I fantasmi del futuro, dal secondo dopoguerra del Novecento, sono montati in fretta per ogni dove e per ogni anima abitante il pianeta secondo macchinazioni irreparabili, talvolta geniali e volubilmente cattivanti: un futuro che, il più delle volte, non evitava tragedie epocali, invasioni aliene multiformi, terrificanti disastri ecologi per acqua, siccità e estinzioni massive. A un certo punto esportammo addirittura su Marte la peste umana, al termine di un’avventura che avrebbe dovuto essere meravigliosa. Nei nostri tempi – definiti in svariati modi – quelle visioni si sono accentrate in una specie di “schermo ubiquo” suppletivo del mondo reale, con miliardi di schermi affiliati, schermetti e monitor usurpanti tasche, scrivanie, strade metropolitane, e perfino occhiali. Scrive bene Marco Malvestio: quello che accade nel mondo, dalle Twin Towers a Venezia sommersa, dalle guerre in Medioriente al terrorismo, si confonde con le visioni già viste nei film hollywoodiani e giapponesi: pellicole nel frattempo trasformate anch’esse in impianti digitali pervasivi. La confusione è grande, Dick e Ballard forse se la ridono dall’aldilà, il più ecumenico Bradbury un po’ meno, ma tutti noi viviamo tracolli finanziari e epidemici mentre assistiamo a decine di Serie TV distopiche come esseri insani alla mercé di contagi psichici e distorsioni genetiche.
È un mondo strano quello in cui abbiamo trasformato (in una manciata di decenni) il mondo “vero” che andava avanti da milioni di anni. In Raccontare la fine del mondo l’analisi di questi “tempi fantascientifici” va anche oltre la definizione: in letteratura, cinema e arti nel corso di un secolo il concetto di “umanità” ha sovvertito le regole, dapprima nel fantastico elaborato dall’uomo e successivamente nella sostanza del corpo planetario. Dall’era dell’atomo all’era dei virus le immagini ricordate in ogni pagina del libro, oltre che rivelatrici, si fanno sempre più spaventose, grazie alla lucida attrezzatura mnemonica dell’autore e all’evidenza di racconti e immagini sottratti alla fantasia e messi di pari peso nella realtà terrestre. Se i film “catastrofici” la fanno da padrone, non meno digressioni dall’argomento rivelano romanzi trasformati in veri classici della narrativa mondiale.
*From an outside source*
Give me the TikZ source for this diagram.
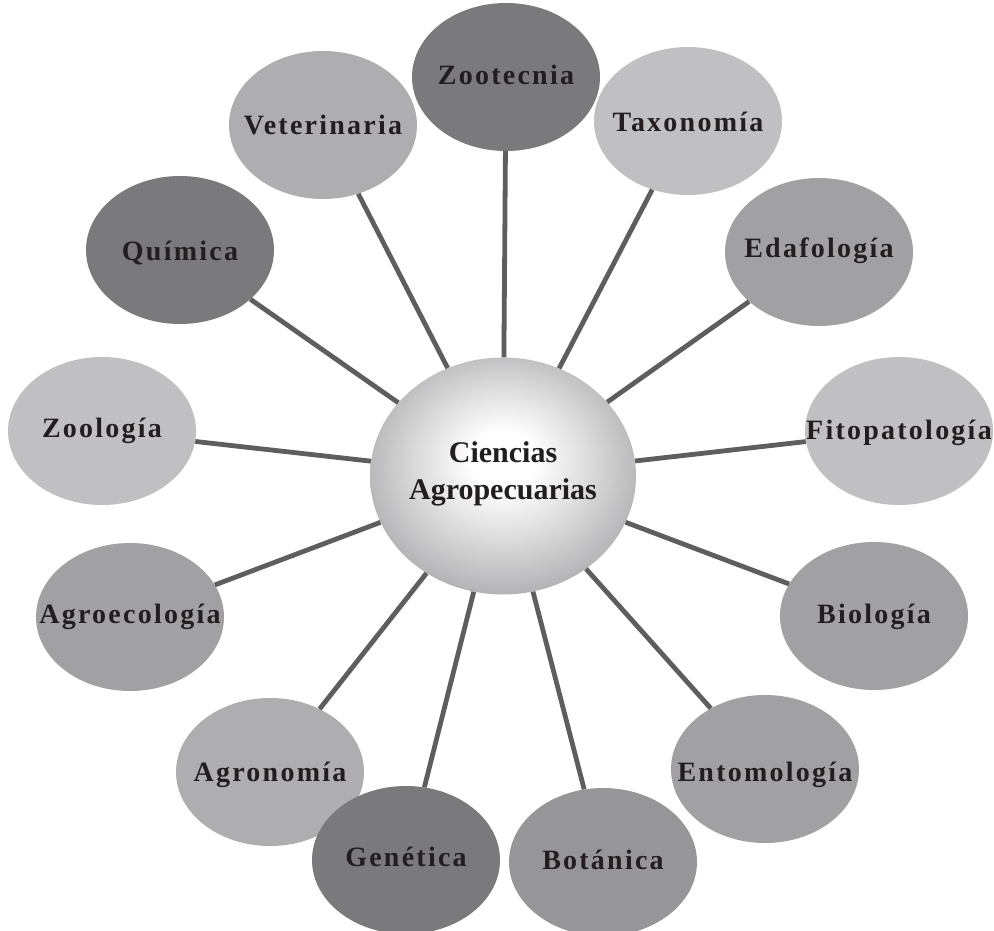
\documentclass[tikz,border=0pt]{standalone}
\usepackage{fontspec}
\setmainfont{Liberation Serif}
\newfontfamily\satfont[LetterSpace=8]{Liberation Serif}
\usetikzlibrary{shapes.geometric}

\definecolor{inkcol}{HTML}{221E1F}
\definecolor{linkcol}{HTML}{5E5D5F}
\definecolor{toneA}{HTML}{7A797B}
\definecolor{toneB}{HTML}{969597}
\definecolor{toneC}{HTML}{A1A0A2}
\definecolor{toneD}{HTML}{AEADAF}
\definecolor{toneE}{HTML}{C0BFC1}
\definecolor{rimcol}{HTML}{ABABAD}
\definecolor{midcol}{HTML}{DCDCDD}

% soft glow for the central disc, brightest slightly above its middle
\pgfdeclareradialshading{hubglow}{\pgfpoint{0bp}{4bp}}{%
  color(0bp)=(white); color(6bp)=(white); color(16bp)=(midcol);
  color(29bp)=(rimcol); color(50bp)=(rimcol)}

\tikzset{
  sat/.style={ellipse, draw=none, inner sep=0pt,
    minimum width=188pt, minimum height=148pt},
  satlabel/.style={anchor=base, inner sep=0pt, text=inkcol,
    font=\satfont\bfseries\fontsize{28}{32}\selectfont},
  hub/.style={ellipse, draw=none, inner sep=0pt,
    minimum width=266pt, minimum height=237pt, shading=hubglow},
  hublabel/.style={align=center, inner sep=0pt, text=inkcol,
    font=\bfseries\fontsize{30}{37}\selectfont},
  link/.style={draw=linkcol, line width=4.8pt}
}

\begin{document}
\begin{tikzpicture}[x=1pt, y=-1pt]
\useasboundingbox (0,0) rectangle (994,931);

% central hub
\node[hub] (hub) at (503,476) {};

% surrounding disciplines
\node[sat, fill=toneA] (zoot)  at (506,77)  {};
\node[sat, fill=toneE] (taxo)  at (688,121) {};
\node[sat, fill=toneD] (vete)  at (323,125) {};
\node[sat, fill=toneA] (quim)  at (180,250) {};
\node[sat, fill=toneC] (edaf)  at (819,252) {};
\node[sat, fill=toneE] (zool)  at (102,431) {};
\node[sat, fill=toneE] (fito)  at (899,431) {};
\node[sat, fill=toneC] (agroe) at (130,617) {};
\node[sat, fill=toneC] (biol)  at (874,616) {};
\node[sat, fill=toneD] (agron) at (270,772) {};
\node[sat, fill=toneC] (ento)  at (765,769) {};
\node[sat, fill=toneA] (gene)  at (406,860) {};
\node[sat, fill=toneB] (bota)  at (603,862) {};

% spokes from the hub to every discipline
\foreach \t in {zoot,taxo,vete,quim,edaf,zool,fito,agroe,biol,agron,ento,gene,bota}
  \draw[link] (hub) -- (\t);

% labels, baselines a little below each disc's centre
\node[satlabel] (zootT)  at ([yshift=-8pt]zoot.center)  {Zootecnia};
\node[satlabel] (taxoT)  at ([yshift=-11pt]taxo.center) {Taxonomía};
\node[satlabel] (veteT)  at ([yshift=-10pt]vete.center) {Veterinaria};
\node[satlabel] (quimT)  at ([yshift=-10pt]quim.center) {Química};
\node[satlabel] (edafT)  at ([yshift=-6pt]edaf.center)  {Edafología};
\node[satlabel] (zoolT)  at ([yshift=-6pt]zool.center)  {Zoología};
\node[satlabel] (fitoT)  at ([yshift=-8pt]fito.center)  {Fitopatología};
\node[satlabel] (agroeT) at ([yshift=-6pt]agroe.center) {Agroecología};
\node[satlabel] (biolT)  at ([yshift=-7pt]biol.center)  {Biología};
\node[satlabel] (agronT) at ([yshift=-9pt]agron.center) {Agronomía};
\node[satlabel] (entoT)  at ([yshift=-12pt]ento.center) {Entomología};
\node[satlabel] (geneT)  at ([yshift=-6pt]gene.center)  {Genética};
\node[satlabel] (botaT)  at ([yshift=-7pt]bota.center)  {Botánica};

\node[hublabel] (hubT) at ([yshift=2pt]hub.center) {Ciencias\\Agropecuarias};
\end{tikzpicture}
\end{document}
Se la dominanza della TV impressiona per la sua metamorfosi in realtà tangibile, l’esasperazione del contemporaneo – secondo Malvestio – è giunta a un punto di non ritorno in cui nessuno più riesce a discernere nella schiuma temporale in cui siamo immersi.
Dal nucleare e Hiroshima a Černobyl’ e Fukushima, dall’invasione extraterrestre inventata da Wells e narrata in radio da Welles al contagio virale HIV e Covid-19 (senza scordare la miriade d’altri agenti infettivi invisibili), dalle estinzioni avvenute (e dimostrate) nel corso delle ere geologiche al cambiamento climatico, il viaggio attraverso le discordanze in questo libro rivela quanto ormai la scena (per lo più apocalittica) sia descritta non soltanto dal mondo anglosassone: in ciò che oggi viene definito Afrofuturismo si fanno i conti con l’Antropocene divenuto un vero e proprio iperoggetto. Se la letteratura non può essere soltanto una rilettura del reale, scrive Malvestio, che almeno riesca a descrivere cosa è l’Antropocene e cerchi di immaginare come il mondo finisce, se finisce, manifestando con chiarezza l’intento di cambiare lo stato delle cose.